◆ **Source material**

::::::::::

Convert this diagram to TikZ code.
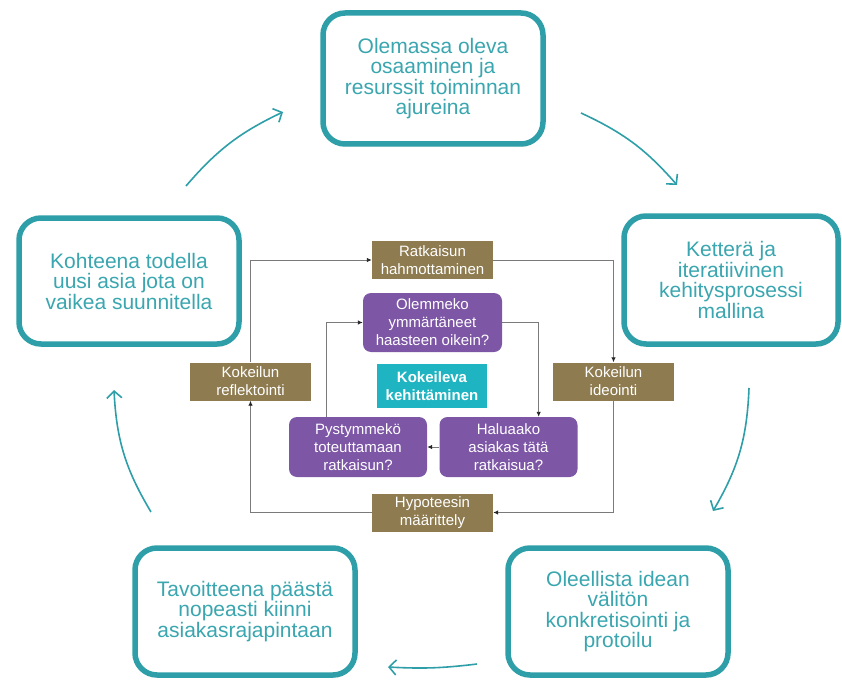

::::::::::

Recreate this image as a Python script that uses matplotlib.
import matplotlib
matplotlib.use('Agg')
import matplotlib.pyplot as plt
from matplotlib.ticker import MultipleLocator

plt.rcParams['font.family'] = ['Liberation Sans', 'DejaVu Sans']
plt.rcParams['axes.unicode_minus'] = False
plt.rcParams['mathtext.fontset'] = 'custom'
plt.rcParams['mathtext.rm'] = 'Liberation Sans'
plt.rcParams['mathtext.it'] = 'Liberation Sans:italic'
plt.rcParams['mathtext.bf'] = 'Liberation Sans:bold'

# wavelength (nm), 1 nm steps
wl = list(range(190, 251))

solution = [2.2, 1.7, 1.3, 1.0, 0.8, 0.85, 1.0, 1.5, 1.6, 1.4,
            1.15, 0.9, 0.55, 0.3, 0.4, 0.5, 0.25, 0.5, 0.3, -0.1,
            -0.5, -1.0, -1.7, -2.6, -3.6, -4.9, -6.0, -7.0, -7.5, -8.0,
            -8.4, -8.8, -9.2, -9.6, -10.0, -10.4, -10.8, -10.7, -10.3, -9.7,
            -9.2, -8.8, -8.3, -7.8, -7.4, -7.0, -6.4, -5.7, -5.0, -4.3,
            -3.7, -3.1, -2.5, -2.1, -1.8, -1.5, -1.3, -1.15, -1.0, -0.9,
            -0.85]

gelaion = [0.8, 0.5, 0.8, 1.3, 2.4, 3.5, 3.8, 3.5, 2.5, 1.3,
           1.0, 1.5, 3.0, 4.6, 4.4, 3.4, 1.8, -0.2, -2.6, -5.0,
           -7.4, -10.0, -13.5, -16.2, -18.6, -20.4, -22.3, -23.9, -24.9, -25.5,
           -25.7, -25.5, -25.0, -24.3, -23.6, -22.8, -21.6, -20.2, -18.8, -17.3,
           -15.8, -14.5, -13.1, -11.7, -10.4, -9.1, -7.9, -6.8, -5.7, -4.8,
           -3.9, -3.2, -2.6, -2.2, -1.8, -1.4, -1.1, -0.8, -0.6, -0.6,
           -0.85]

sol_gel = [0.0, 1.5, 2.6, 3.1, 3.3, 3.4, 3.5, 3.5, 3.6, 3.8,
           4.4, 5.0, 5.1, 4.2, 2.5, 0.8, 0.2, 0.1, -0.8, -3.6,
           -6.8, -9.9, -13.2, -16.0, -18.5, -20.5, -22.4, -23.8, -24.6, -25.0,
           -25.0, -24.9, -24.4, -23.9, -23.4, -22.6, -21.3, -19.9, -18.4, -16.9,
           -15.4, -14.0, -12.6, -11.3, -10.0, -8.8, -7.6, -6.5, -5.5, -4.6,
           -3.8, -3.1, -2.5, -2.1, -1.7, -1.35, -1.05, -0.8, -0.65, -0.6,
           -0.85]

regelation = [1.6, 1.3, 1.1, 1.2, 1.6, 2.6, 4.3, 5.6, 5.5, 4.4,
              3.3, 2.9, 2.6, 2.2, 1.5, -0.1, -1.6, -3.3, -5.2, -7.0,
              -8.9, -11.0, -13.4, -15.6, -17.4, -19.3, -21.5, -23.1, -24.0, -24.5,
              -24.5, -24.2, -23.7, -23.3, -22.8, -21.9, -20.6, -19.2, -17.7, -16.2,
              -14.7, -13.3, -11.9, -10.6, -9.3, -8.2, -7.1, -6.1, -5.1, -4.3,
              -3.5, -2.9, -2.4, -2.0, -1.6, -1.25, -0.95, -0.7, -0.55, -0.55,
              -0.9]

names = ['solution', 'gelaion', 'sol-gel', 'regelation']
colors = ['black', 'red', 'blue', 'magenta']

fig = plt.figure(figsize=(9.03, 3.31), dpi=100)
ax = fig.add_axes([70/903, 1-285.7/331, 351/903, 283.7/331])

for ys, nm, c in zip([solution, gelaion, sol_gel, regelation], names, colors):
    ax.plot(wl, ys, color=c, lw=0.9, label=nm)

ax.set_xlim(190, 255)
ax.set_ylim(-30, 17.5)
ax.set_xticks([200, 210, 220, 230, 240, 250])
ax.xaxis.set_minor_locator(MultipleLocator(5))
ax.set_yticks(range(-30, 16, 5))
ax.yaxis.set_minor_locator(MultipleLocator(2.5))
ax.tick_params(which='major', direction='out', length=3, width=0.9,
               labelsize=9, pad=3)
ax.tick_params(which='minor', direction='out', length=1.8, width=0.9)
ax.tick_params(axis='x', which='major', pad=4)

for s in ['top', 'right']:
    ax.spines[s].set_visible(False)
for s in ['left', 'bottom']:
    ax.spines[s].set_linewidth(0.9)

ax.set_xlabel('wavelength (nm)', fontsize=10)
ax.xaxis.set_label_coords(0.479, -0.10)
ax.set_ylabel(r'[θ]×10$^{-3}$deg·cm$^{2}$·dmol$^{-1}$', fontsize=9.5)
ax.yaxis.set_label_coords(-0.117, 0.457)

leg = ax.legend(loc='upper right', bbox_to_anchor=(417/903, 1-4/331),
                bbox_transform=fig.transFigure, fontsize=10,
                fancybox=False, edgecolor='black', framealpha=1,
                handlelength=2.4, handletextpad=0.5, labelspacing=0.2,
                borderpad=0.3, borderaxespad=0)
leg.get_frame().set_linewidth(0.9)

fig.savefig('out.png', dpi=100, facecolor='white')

::::::::::

◆ **Objective**
Copy out precisely the lines from the line with "Recreate this image" to the line with "from matplotlib.ticker import MultipleLocator" in the material above, including those two lines and omitting all the rest.

◆ **Written response**
Recreate this image as a Python script that uses matplotlib.
import matplotlib
matplotlib.use('Agg')
import matplotlib.pyplot as plt
from matplotlib.ticker import MultipleLocator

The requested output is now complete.